19
Just found out the first edition of 'The Great Gatsby' sold less than 25,000 copies
I was reading an article from the New York Public Library archives online, and it mentioned that when 'The Great Gatsby' first came out in 1925, it was a total flop. The book sold under 25,000 copies in Fitzgerald's whole life. Our book club just finished it last month, and everyone was talking about how it's this perfect American novel. But knowing it bombed at first makes you think, right? It only became a classic after Fitzgerald died and they printed cheap copies for soldiers in World War II. It makes me wonder how many books we call 'must-reads' today were hated when they came out.
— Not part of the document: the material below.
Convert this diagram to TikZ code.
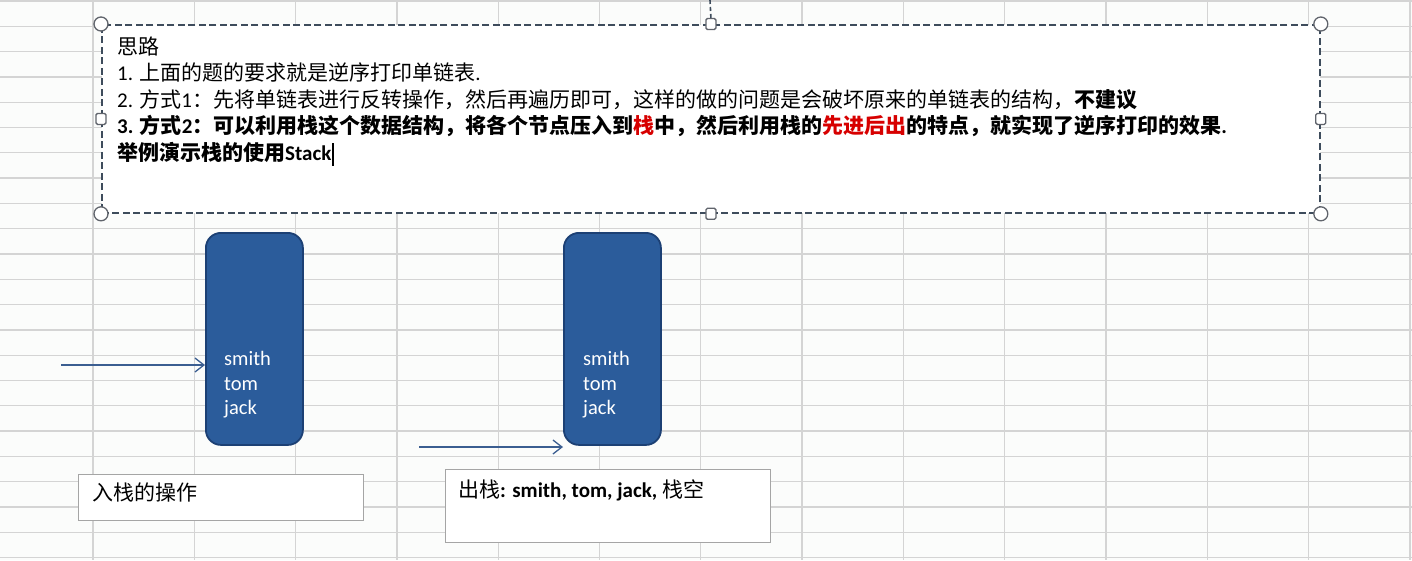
\documentclass[tikz,border=0pt]{standalone}
\usepackage{fontspec}
\setmainfont{Noto Sans CJK SC}
\newfontfamily\lat{Carlito}
\usetikzlibrary{arrows.meta}
\definecolor{gridc}{RGB}{212,212,212}
\definecolor{boxdash}{RGB}{62,76,92}
\definecolor{handlec}{RGB}{96,100,108}
\definecolor{stackfill}{RGB}{43,92,155}
\definecolor{stackline}{RGB}{28,64,116}
\definecolor{arrowc}{RGB}{59,94,145}
\definecolor{lblline}{RGB}{165,165,165}
\definecolor{myred}{RGB}{215,0,0}
\definecolor{bg}{RGB}{251,252,251}
\newcommand\rd[1]{\textcolor{myred}{#1}}
\begin{document}
\begin{tikzpicture}[x=1pt,y=-1pt,
  gridline/.style={draw=gridc, line width=1.3pt},
  tbox/.style={draw=boxdash, fill=white, line width=1.8pt, dash pattern=on 7pt off 3.5pt, inner sep=0pt, anchor=north west},
  hcirc/.style={circle, draw=handlec, fill=white, line width=1.3pt, minimum size=14pt, inner sep=0pt},
  hsq/.style={rectangle, rounded corners=1.5pt, draw=handlec, fill=white, line width=1.3pt, minimum width=10pt, minimum height=11pt, inner sep=0pt},
  txt/.style={anchor=base west, inner sep=0pt, font=\fontsize{21pt}{27pt}\selectfont},
  stackbox/.style={draw=stackline, fill=stackfill, line width=1.8pt, rounded corners=15pt, minimum width=97pt, minimum height=212pt, inner sep=0pt, anchor=north west},
  stxt/.style={anchor=base west, inner sep=0pt, text=white, font=\lat\fontsize{20.5pt}{24pt}\selectfont},
  arr/.style={draw=arrowc, line width=1.4pt, -{Straight Barb[length=9pt, width=14pt, line width=1.3pt]}},
  lblbox/.style={draw=lblline, fill=white, line width=1.4pt, inner sep=0pt, anchor=north west},
  ltxt/.style={anchor=base west, inner sep=0pt, font=\fontsize{21pt}{25pt}\selectfont}
]
\fill[bg] (0,0) rectangle (1412,560);
\useasboundingbox (0,0) rectangle (1412,560);
% spreadsheet grid
\foreach \k in {0,...,13} \draw[gridline] ({93+101.3*\k},0) -- ({93+101.3*\k},560);
\foreach \k in {0,...,22} \draw[gridline] (0,{1+25.3*\k}) -- (1412,{1+25.3*\k});

% text box
\node[tbox, minimum width=1218pt, minimum height=188pt] (box) at (101,24) {};
\coordinate (stemtop) at (710,0);
\node[hsq] (hn) at (box.north) {};
\draw[draw=boxdash, line width=1.6pt, dash pattern=on 4pt off 3pt] (stemtop) -- (hn.north);
\node[hsq] (hs) at (box.south) {};
\node[hsq] (hw) at (box.west) {};
\node[hsq] (he) at (box.east) {};
\node[hcirc] (hnw) at (box.north west) {};
\node[hcirc] (hne) at (box.north east) {};
\node[hcirc] (hsw) at (box.south west) {};
\node[hcirc] (hse) at (box.south east) {};

\node[txt] (l1) at (117,54) {思路};
\node[txt] (l2) at (117,80.5) {{\lat 1. }上面的题的要求就是逆序打印单链表{\lat .}};
\node[txt] (l3) at (117,107) {{\lat 2. }方式{\lat 1}：先将单链表进行反转操作，然后再遍历即可，这样的做的问题是会破坏原来的单链表的结构，\textbf{不建议}};
\node[txt, font=\fontsize{21pt}{27pt}\selectfont\bfseries] (l4) at (117,133.5) {{\lat 3. }方式{\lat 2}：可以利用栈这个数据结构，将各个节点压入到\rd{栈}中，然后利用栈的\rd{先进后出}的特点，就实现了逆序打印的效果{\lat .}};
\node[txt, font=\fontsize{21pt}{27pt}\selectfont\bfseries] (l5) at (117,160) {举例演示栈的使用{\lat Stack}};
\coordinate (cur1) at ([xshift=1.5pt,yshift=17pt]l5.base east);
\coordinate (cur2) at ([xshift=1.5pt,yshift=-6pt]l5.base east);
\draw[black, line width=1.3pt] (cur1) -- (cur2);

% stacks
\node[stackbox] (s1) at (205,232) {};
\node[stxt] (s1a) at (224,365) {smith};
\node[stxt] (s1b) at (224,390) {tom};
\node[stxt] (s1c) at (224,414) {jack};
\node[stackbox] (s2) at (563,232) {};
\node[stxt] (s2a) at (583,365) {smith};
\node[stxt] (s2b) at (583,390) {tom};
\node[stxt] (s2c) at (583,414) {jack};

% arrows
\coordinate (a1) at (61,365);
\draw[arr] (a1) -- (a1 -| s1.west);
\coordinate (a2) at (419,447);
\draw[arr] (a2) -- (a2 -| s2.west);

% label boxes
\node[lblbox, minimum width=285pt, minimum height=46pt] (inbox) at (78,474) {};
\node[ltxt] (intxt) at (92,500) {入栈的操作};
\node[lblbox, minimum width=325pt, minimum height=73pt] (outbox) at (445,469) {};
\node[ltxt] (outtxt) at (458,497) {出栈{\lat\bfseries : smith, tom, jack, }栈空};
\end{tikzpicture}
\end{document}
Has your club ever read a book that got way more popular after the author was gone?
3 comments
Log in to join the discussion
Log In3 Comments
logan_gonzalez23d ago
But what if some books just get lucky? Maybe we call them classics because they fit a later trend, not because they're actually that good. Could be we're just bad at judging art in the moment.
9
nathana4824d ago
That bit about the cheap soldier copies is what gets me. It's like the book needed to be forgotten first. Moby-Dick was a total dud for decades. Now it's this huge thing. Same with a lot of poetry. Emily Dickinson's work only got big after she died. Makes you wonder what's sitting in a drawer right now that we'll all call a classic in fifty years.
2
maxpatel24d ago
Man, you're so right about that, @nathana48. It's wild how time changes what we see as good. I bet there's some amazing stuff on someone's hard drive right now that just doesn't fit our current trends. The trick is to just make the work for yourself and put it out there, then let go. Who knows what sticks? Makes you want to go digging in old forums for lost stories, doesn't it?